━━━━━ Data provided ━━━━━

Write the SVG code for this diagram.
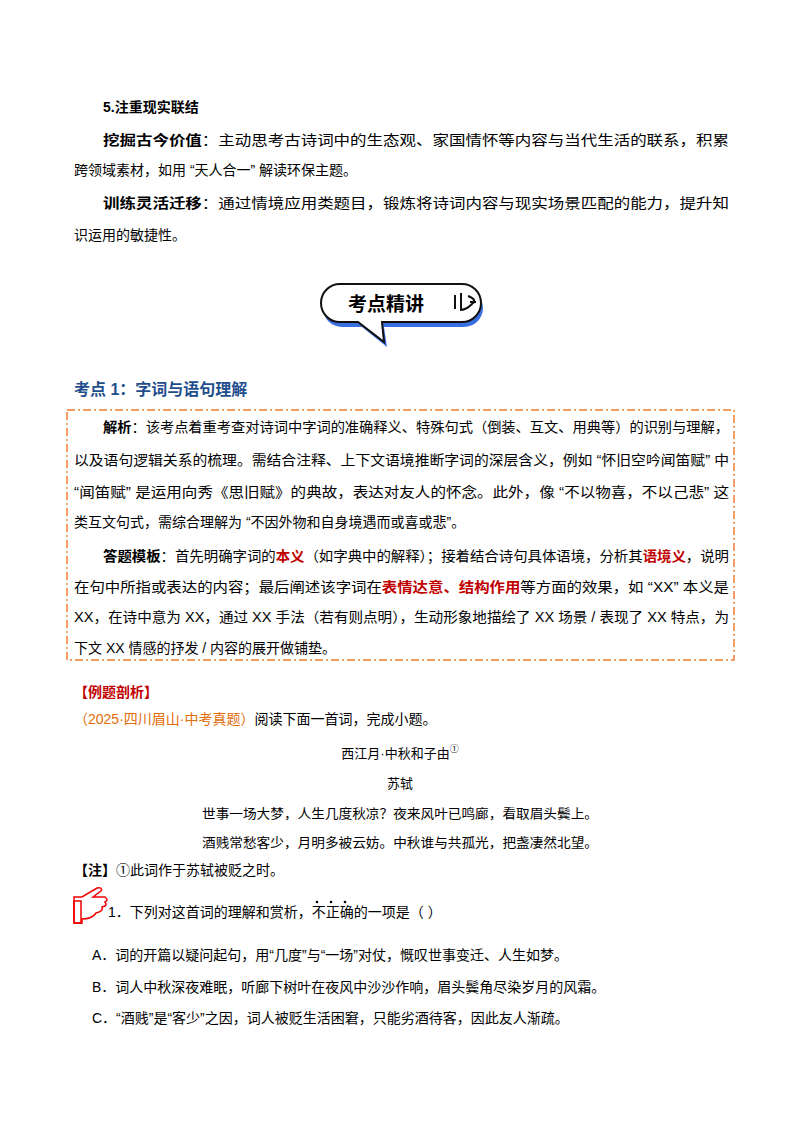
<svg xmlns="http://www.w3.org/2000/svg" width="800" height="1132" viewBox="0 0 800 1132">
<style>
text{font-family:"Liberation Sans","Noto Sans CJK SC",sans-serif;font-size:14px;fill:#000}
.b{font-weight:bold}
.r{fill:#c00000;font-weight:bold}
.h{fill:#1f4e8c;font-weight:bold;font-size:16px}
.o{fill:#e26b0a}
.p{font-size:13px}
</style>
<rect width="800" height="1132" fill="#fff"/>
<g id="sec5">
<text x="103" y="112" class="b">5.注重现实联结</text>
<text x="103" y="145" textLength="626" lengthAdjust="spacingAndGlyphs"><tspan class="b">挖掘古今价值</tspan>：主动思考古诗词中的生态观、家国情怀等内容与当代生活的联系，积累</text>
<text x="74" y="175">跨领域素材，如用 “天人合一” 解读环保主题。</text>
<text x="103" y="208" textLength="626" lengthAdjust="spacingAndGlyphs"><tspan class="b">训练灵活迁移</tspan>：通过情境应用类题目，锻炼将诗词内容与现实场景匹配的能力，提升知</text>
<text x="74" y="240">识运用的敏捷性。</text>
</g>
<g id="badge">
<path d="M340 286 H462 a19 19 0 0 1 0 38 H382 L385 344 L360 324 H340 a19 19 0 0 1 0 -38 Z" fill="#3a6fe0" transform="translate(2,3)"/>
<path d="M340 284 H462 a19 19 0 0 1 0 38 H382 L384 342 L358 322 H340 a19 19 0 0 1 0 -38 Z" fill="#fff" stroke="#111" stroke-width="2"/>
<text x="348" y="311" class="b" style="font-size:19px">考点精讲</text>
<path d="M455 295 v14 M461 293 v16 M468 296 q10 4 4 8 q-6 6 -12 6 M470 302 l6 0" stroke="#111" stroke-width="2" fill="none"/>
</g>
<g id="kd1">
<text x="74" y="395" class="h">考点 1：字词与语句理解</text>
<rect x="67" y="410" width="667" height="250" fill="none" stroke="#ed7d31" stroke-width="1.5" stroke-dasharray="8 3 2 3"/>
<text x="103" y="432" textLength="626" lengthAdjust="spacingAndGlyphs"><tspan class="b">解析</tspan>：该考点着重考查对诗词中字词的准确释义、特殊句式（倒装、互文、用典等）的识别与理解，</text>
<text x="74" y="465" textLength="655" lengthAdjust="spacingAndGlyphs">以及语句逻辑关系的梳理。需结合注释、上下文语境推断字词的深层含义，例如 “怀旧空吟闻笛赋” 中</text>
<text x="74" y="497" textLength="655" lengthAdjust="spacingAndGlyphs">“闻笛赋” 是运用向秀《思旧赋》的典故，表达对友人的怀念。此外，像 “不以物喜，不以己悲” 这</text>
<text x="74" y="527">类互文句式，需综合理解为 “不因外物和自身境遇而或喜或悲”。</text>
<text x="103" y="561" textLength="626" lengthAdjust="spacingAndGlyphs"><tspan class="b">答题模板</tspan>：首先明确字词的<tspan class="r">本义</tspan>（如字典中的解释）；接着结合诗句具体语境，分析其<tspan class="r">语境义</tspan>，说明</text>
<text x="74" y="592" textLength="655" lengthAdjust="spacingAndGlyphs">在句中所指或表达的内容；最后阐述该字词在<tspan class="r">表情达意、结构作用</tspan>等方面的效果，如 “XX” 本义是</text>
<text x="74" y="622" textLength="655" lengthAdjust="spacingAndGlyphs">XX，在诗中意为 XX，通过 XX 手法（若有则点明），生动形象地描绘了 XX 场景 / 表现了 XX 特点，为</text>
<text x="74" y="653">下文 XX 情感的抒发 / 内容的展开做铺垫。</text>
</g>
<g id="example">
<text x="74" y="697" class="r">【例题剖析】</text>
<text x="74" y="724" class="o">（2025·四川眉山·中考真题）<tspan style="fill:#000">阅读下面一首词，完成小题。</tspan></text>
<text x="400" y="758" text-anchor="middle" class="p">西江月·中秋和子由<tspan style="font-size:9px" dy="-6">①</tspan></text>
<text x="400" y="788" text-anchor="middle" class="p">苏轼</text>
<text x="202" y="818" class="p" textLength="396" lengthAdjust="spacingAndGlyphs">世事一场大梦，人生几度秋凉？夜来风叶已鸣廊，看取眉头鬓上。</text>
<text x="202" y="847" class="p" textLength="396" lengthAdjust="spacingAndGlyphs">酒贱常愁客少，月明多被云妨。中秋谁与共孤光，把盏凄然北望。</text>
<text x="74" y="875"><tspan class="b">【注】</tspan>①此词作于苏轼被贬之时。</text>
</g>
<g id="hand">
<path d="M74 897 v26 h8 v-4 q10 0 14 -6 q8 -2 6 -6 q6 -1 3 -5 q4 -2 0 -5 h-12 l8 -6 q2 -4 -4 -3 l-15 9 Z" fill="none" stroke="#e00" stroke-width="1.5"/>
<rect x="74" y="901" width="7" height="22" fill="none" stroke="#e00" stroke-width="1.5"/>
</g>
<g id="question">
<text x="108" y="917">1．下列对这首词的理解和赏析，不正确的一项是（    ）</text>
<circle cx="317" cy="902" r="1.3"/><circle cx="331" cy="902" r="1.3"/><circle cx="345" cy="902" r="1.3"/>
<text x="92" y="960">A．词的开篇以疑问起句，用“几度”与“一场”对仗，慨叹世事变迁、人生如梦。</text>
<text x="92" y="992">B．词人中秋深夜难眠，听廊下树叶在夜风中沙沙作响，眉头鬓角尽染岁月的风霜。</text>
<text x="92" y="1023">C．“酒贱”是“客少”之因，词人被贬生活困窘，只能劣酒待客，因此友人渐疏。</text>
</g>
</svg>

━━━━━

§ **Exercise**
Quote the material in full and exactly; do not carry over its pictures.

§ **Response to the exercise**
Write the SVG code for this diagram.
<svg xmlns="http://www.w3.org/2000/svg" width="800" height="1132" viewBox="0 0 800 1132">
<style>
text{font-family:"Liberation Sans","Noto Sans CJK SC",sans-serif;font-size:14px;fill:#000}
.b{font-weight:bold}
.r{fill:#c00000;font-weight:bold}
.h{fill:#1f4e8c;font-weight:bold;font-size:16px}
.o{fill:#e26b0a}
.p{font-size:13px}
</style>
<rect width="800" height="1132" fill="#fff"/>
<g id="sec5">
<text x="103" y="112" class="b">5.注重现实联结</text>
<text x="103" y="145" textLength="626" lengthAdjust="spacingAndGlyphs"><tspan class="b">挖掘古今价值</tspan>：主动思考古诗词中的生态观、家国情怀等内容与当代生活的联系，积累</text>
<text x="74" y="175">跨领域素材，如用 “天人合一” 解读环保主题。</text>
<text x="103" y="208" textLength="626" lengthAdjust="spacingAndGlyphs"><tspan class="b">训练灵活迁移</tspan>：通过情境应用类题目，锻炼将诗词内容与现实场景匹配的能力，提升知</text>
<text x="74" y="240">识运用的敏捷性。</text>
</g>
<g id="badge">
<path d="M340 286 H462 a19 19 0 0 1 0 38 H382 L385 344 L360 324 H340 a19 19 0 0 1 0 -38 Z" fill="#3a6fe0" transform="translate(2,3)"/>
<path d="M340 284 H462 a19 19 0 0 1 0 38 H382 L384 342 L358 322 H340 a19 19 0 0 1 0 -38 Z" fill="#fff" stroke="#111" stroke-width="2"/>
<text x="348" y="311" class="b" style="font-size:19px">考点精讲</text>
<path d="M455 295 v14 M461 293 v16 M468 296 q10 4 4 8 q-6 6 -12 6 M470 302 l6 0" stroke="#111" stroke-width="2" fill="none"/>
</g>
<g id="kd1">
<text x="74" y="395" class="h">考点 1：字词与语句理解</text>
<rect x="67" y="410" width="667" height="250" fill="none" stroke="#ed7d31" stroke-width="1.5" stroke-dasharray="8 3 2 3"/>
<text x="103" y="432" textLength="626" lengthAdjust="spacingAndGlyphs"><tspan class="b">解析</tspan>：该考点着重考查对诗词中字词的准确释义、特殊句式（倒装、互文、用典等）的识别与理解，</text>
<text x="74" y="465" textLength="655" lengthAdjust="spacingAndGlyphs">以及语句逻辑关系的梳理。需结合注释、上下文语境推断字词的深层含义，例如 “怀旧空吟闻笛赋” 中</text>
<text x="74" y="497" textLength="655" lengthAdjust="spacingAndGlyphs">“闻笛赋” 是运用向秀《思旧赋》的典故，表达对友人的怀念。此外，像 “不以物喜，不以己悲” 这</text>
<text x="74" y="527">类互文句式，需综合理解为 “不因外物和自身境遇而或喜或悲”。</text>
<text x="103" y="561" textLength="626" lengthAdjust="spacingAndGlyphs"><tspan class="b">答题模板</tspan>：首先明确字词的<tspan class="r">本义</tspan>（如字典中的解释）；接着结合诗句具体语境，分析其<tspan class="r">语境义</tspan>，说明</text>
<text x="74" y="592" textLength="655" lengthAdjust="spacingAndGlyphs">在句中所指或表达的内容；最后阐述该字词在<tspan class="r">表情达意、结构作用</tspan>等方面的效果，如 “XX” 本义是</text>
<text x="74" y="622" textLength="655" lengthAdjust="spacingAndGlyphs">XX，在诗中意为 XX，通过 XX 手法（若有则点明），生动形象地描绘了 XX 场景 / 表现了 XX 特点，为</text>
<text x="74" y="653">下文 XX 情感的抒发 / 内容的展开做铺垫。</text>
</g>
<g id="example">
<text x="74" y="697" class="r">【例题剖析】</text>
<text x="74" y="724" class="o">（2025·四川眉山·中考真题）<tspan style="fill:#000">阅读下面一首词，完成小题。</tspan></text>
<text x="400" y="758" text-anchor="middle" class="p">西江月·中秋和子由<tspan style="font-size:9px" dy="-6">①</tspan></text>
<text x="400" y="788" text-anchor="middle" class="p">苏轼</text>
<text x="202" y="818" class="p" textLength="396" lengthAdjust="spacingAndGlyphs">世事一场大梦，人生几度秋凉？夜来风叶已鸣廊，看取眉头鬓上。</text>
<text x="202" y="847" class="p" textLength="396" lengthAdjust="spacingAndGlyphs">酒贱常愁客少，月明多被云妨。中秋谁与共孤光，把盏凄然北望。</text>
<text x="74" y="875"><tspan class="b">【注】</tspan>①此词作于苏轼被贬之时。</text>
</g>
<g id="hand">
<path d="M74 897 v26 h8 v-4 q10 0 14 -6 q8 -2 6 -6 q6 -1 3 -5 q4 -2 0 -5 h-12 l8 -6 q2 -4 -4 -3 l-15 9 Z" fill="none" stroke="#e00" stroke-width="1.5"/>
<rect x="74" y="901" width="7" height="22" fill="none" stroke="#e00" stroke-width="1.5"/>
</g>
<g id="question">
<text x="108" y="917">1．下列对这首词的理解和赏析，不正确的一项是（    ）</text>
<circle cx="317" cy="902" r="1.3"/><circle cx="331" cy="902" r="1.3"/><circle cx="345" cy="902" r="1.3"/>
<text x="92" y="960">A．词的开篇以疑问起句，用“几度”与“一场”对仗，慨叹世事变迁、人生如梦。</text>
<text x="92" y="992">B．词人中秋深夜难眠，听廊下树叶在夜风中沙沙作响，眉头鬓角尽染岁月的风霜。</text>
<text x="92" y="1023">C．“酒贱”是“客少”之因，词人被贬生活困窘，只能劣酒待客，因此友人渐疏。</text>
</g>
</svg>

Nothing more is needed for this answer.